Acara kembali diakhiri dengan takbir dan doa (kali ini Marzuki disertai Nyawong Aceh) dengan semua musisi naik ke pentas sebelumnya secara simbolik menyerahkan angka donasi sementara 210 juta rupiah. Selain untuk Mer-C dan penyaluran lewat dompet kemanusiaan DKJ (disatukan dengan acara DKJ lainnya), sebagian dana juga akan disumbangkan untuk kegiatan/seniman Aceh. Keseluruhan penyelenggaraan adalah atas nama Dewan Kesenian Jakarta dengan sejumlah rekanan produksi serta didukung pula oleh banyak sukarelawan. Pengumpulan dana juga diharapkan masih bergulir lewat rangkaian acara di kota lain dan kemungkinan penayangan konser ini.

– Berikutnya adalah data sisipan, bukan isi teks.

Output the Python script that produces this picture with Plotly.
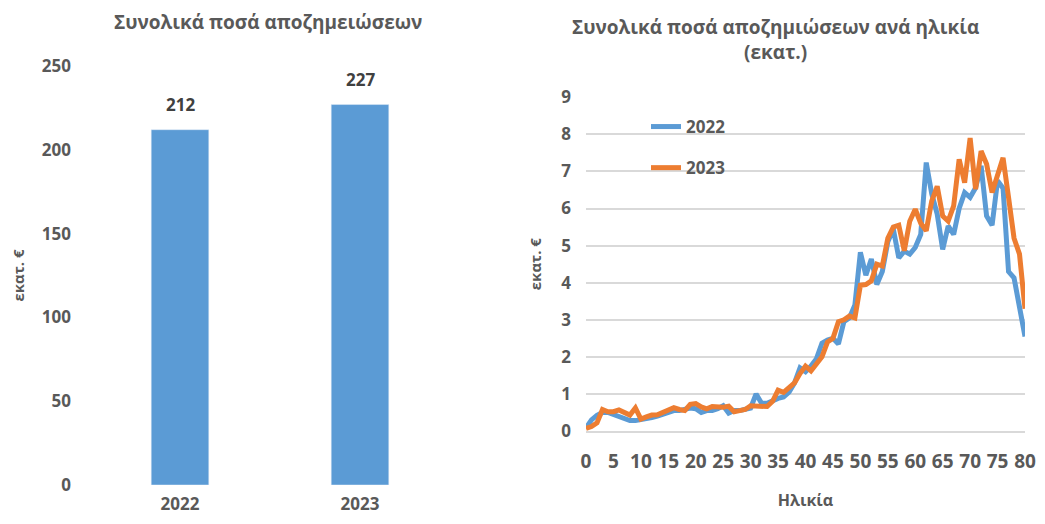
import plotly.graph_objects as go

# left chart: total compensation per year (million EUR)
years = ["2022", "2023"]
totals = [212, 227]

# right chart: compensation by age (million EUR)
ages = list(range(0, 81))
amounts_2022 = [
    0.08, 0.30, 0.42, 0.50, 0.50, 0.45, 0.38, 0.32, 0.28, 0.28,
    0.30, 0.33, 0.36, 0.40, 0.45, 0.52, 0.55, 0.55, 0.58, 0.62,
    0.60, 0.50, 0.55, 0.55, 0.60, 0.68, 0.48, 0.55, 0.55, 0.58,
    0.62, 1.00, 0.75, 0.75, 0.82, 0.88, 0.92, 1.05, 1.30, 1.70,
    1.60, 1.75, 1.95, 2.37, 2.45, 2.50, 2.35, 2.95, 3.05, 3.40,
    4.82, 4.20, 4.64, 3.95, 4.30, 5.10, 5.45, 4.67, 4.85, 4.77,
    4.95, 5.30, 7.24, 6.40, 5.85, 4.90, 5.53, 5.30, 6.00, 6.43,
    6.30, 6.56, 7.15, 5.80, 5.55, 6.75, 6.55, 4.30, 4.13, 3.33,
    2.55,
]
amounts_2023 = [
    0.07, 0.12, 0.22, 0.58, 0.52, 0.52, 0.57, 0.50, 0.43, 0.62,
    0.32, 0.38, 0.43, 0.44, 0.50, 0.57, 0.63, 0.58, 0.55, 0.72,
    0.74, 0.65, 0.60, 0.66, 0.64, 0.64, 0.67, 0.52, 0.55, 0.58,
    0.68, 0.68, 0.66, 0.66, 0.80, 1.10, 1.04, 1.15, 1.30, 1.55,
    1.75, 1.62, 1.80, 2.00, 2.40, 2.50, 2.95, 3.00, 3.10, 3.05,
    3.93, 3.95, 4.05, 4.50, 4.45, 5.20, 5.50, 5.55, 4.86, 5.66,
    5.98, 5.60, 5.40, 6.20, 6.60, 5.80, 5.66, 6.07, 7.33, 6.70,
    7.90, 6.52, 7.55, 7.20, 6.43, 6.92, 7.37, 6.30, 5.20, 4.77,
    3.30,
]

BLUE = "#5B9BD5"
ORANGE = "#ED7D31"
TXT = "#595959"
GRID = "#D9D9D9"
FONT = "Open Sans, Noto Sans, sans-serif"

# the page has an 8px body margin, so the figure sits 8px in from the corner
OFF = 8
W, H = 1045 - 2 * OFF, 524 - 2 * OFF


def px_x(x):
    return (x - OFF) / W


def px_y(y):
    return 1 - (y - OFF) / H


def bold(size, color=TXT):
    return dict(size=size, color=color, family=FONT, weight="bold")


fig = go.Figure()

fig.add_trace(go.Bar(
    x=years, y=totals,
    marker_color=BLUE,
    width=0.32,
    showlegend=False,
    xaxis="x", yaxis="y",
))

fig.add_trace(go.Scatter(
    x=ages, y=amounts_2022,
    mode="lines", name="2022",
    line=dict(color=BLUE, width=5),
    legendgroup="a",
    xaxis="x2", yaxis="y2",
))
fig.add_trace(go.Scatter(
    x=ages, y=amounts_2023,
    mode="lines", name="2023",
    line=dict(color=ORANGE, width=5),
    legendgroup="b",
    xaxis="x2", yaxis="y2",
))

# bar value labels
labels = [
    dict(x=i, y=v, xref="x", yref="y", text=str(v), showarrow=False,
         yanchor="bottom", yshift=12, font=bold(17, "#404040"))
    for i, v in enumerate(totals)
]

fig.update_layout(
    width=W, height=H,
    paper_bgcolor="white", plot_bgcolor="white",
    margin=dict(l=0, r=0, t=0, b=0),
    font=dict(family=FONT, color=TXT, size=16),
    xaxis=dict(
        type="category",
        range=[-0.5, 1.5],
        domain=[px_x(90), px_x(450)],
        showgrid=False, showline=False, zeroline=False,
        ticks="", tickfont=bold(17), anchor="y",
        ticklabelstandoff=7, automargin=False,
    ),
    yaxis=dict(
        domain=[px_y(485), px_y(66)],
        range=[0, 250], dtick=50,
        showgrid=False, showline=False, zeroline=False,
        tickfont=bold(17), anchor="x",
        ticklabelstandoff=18, automargin=False,
        title=dict(text="εκατ. €", font=bold(15), standoff=20),
    ),
    xaxis2=dict(
        domain=[px_x(586), px_x(1025)],
        range=[0, 80], dtick=5, tick0=0,
        showgrid=False, zeroline=False,
        showline=True, linecolor=GRID, linewidth=1.5,
        ticks="", tickfont=bold(19), anchor="y2",
        ticklabelstandoff=12, automargin=False,
        ticklabeloverflow="allow",
        title=dict(text="Ηλικία", font=bold(16), standoff=22),
    ),
    yaxis2=dict(
        domain=[px_y(431), px_y(97.3)],
        range=[0, 9], dtick=1,
        showgrid=True, gridcolor=GRID, gridwidth=1.5,
        showline=False, zeroline=False,
        tickfont=bold(17), anchor="x2",
        ticklabelstandoff=14, automargin=False,
        title=dict(text="εκατ. €", font=bold(15), standoff=16),
    ),
    legend=dict(
        x=px_x(646), y=px_y(109), xanchor="left", yanchor="top",
        bgcolor="rgba(0,0,0,0)",
        font=bold(17),
        traceorder="grouped", tracegroupgap=16,
    ),
    annotations=labels + [
        dict(text="Συνολικά ποσά αποζημειώσεων", x=px_x(268), y=px_y(22),
             xref="paper", yref="paper", showarrow=False,
             xanchor="center", yanchor="middle", font=bold(19)),
        dict(text="Συνολικά ποσά αποζημιώσεων ανά ηλικία<br>(εκατ.)",
             x=px_x(775), y=px_y(39),
             xref="paper", yref="paper", showarrow=False,
             xanchor="center", yanchor="middle", font=bold(19)),
    ],
)

fig.write_html("out.html")
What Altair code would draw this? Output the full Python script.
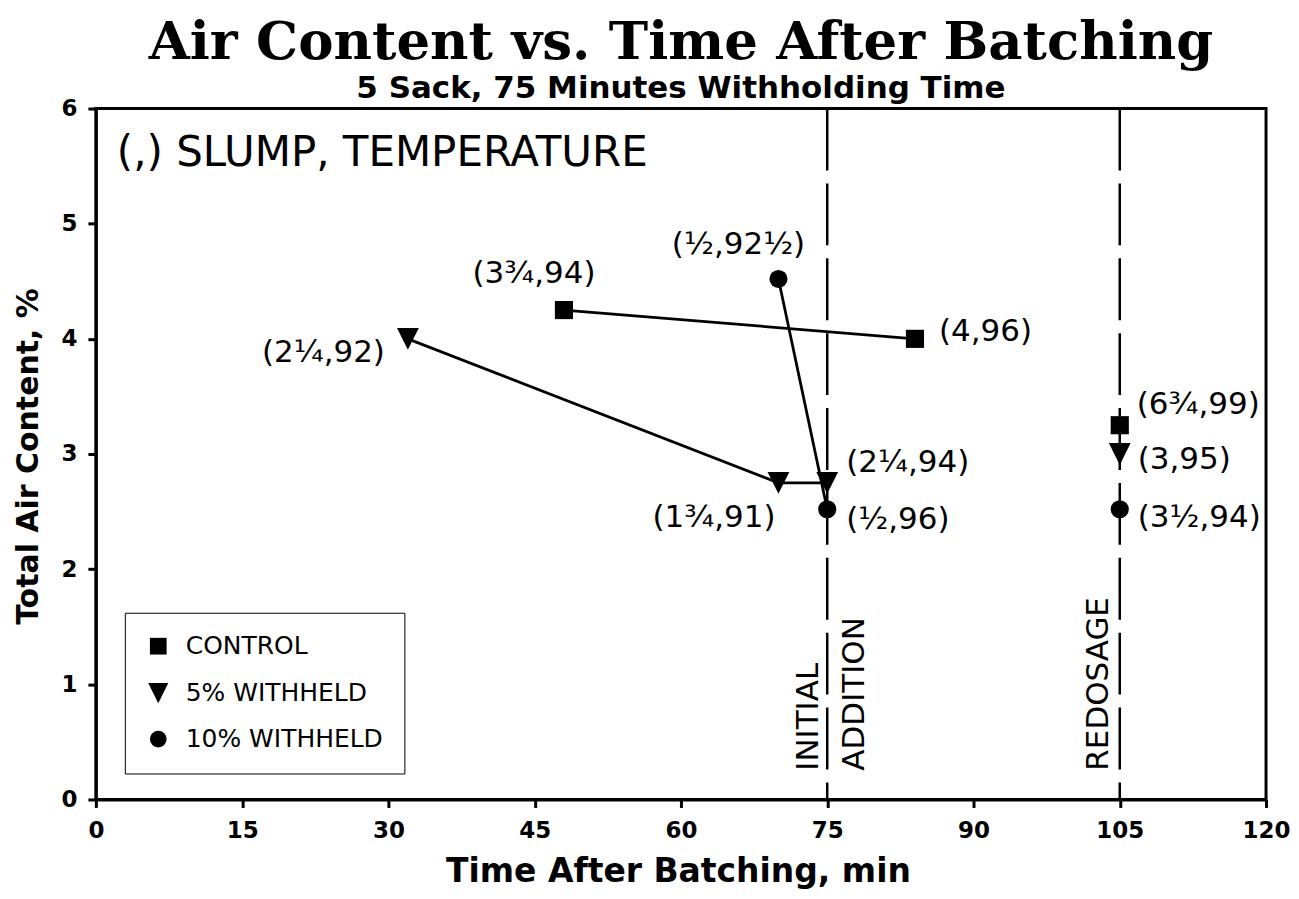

elain musisi jazz dan Aceh, konser kemanusiaan yang lebih bersifat spontan ini juga dihadiri Taufik Ismail yang membacakan karyanya. Doa dan renungan dari Din Syamsuddin (sekjen MUI), wagub DKI, bahkan kapolda Firman Gani sendiri yang berkomitmen untuk menyumbangkan Rp 52 juta lewat lelang Yamaha KX5 milik Dwiki. Mer-C sendiri menginformasikan kepada pecinta jazz rencana pembangunan rumah sakit permanen di dekat Malahayati (jika dana mencukupi) dan kegiatan daruratnya di Aceh dan Sumut selama ini.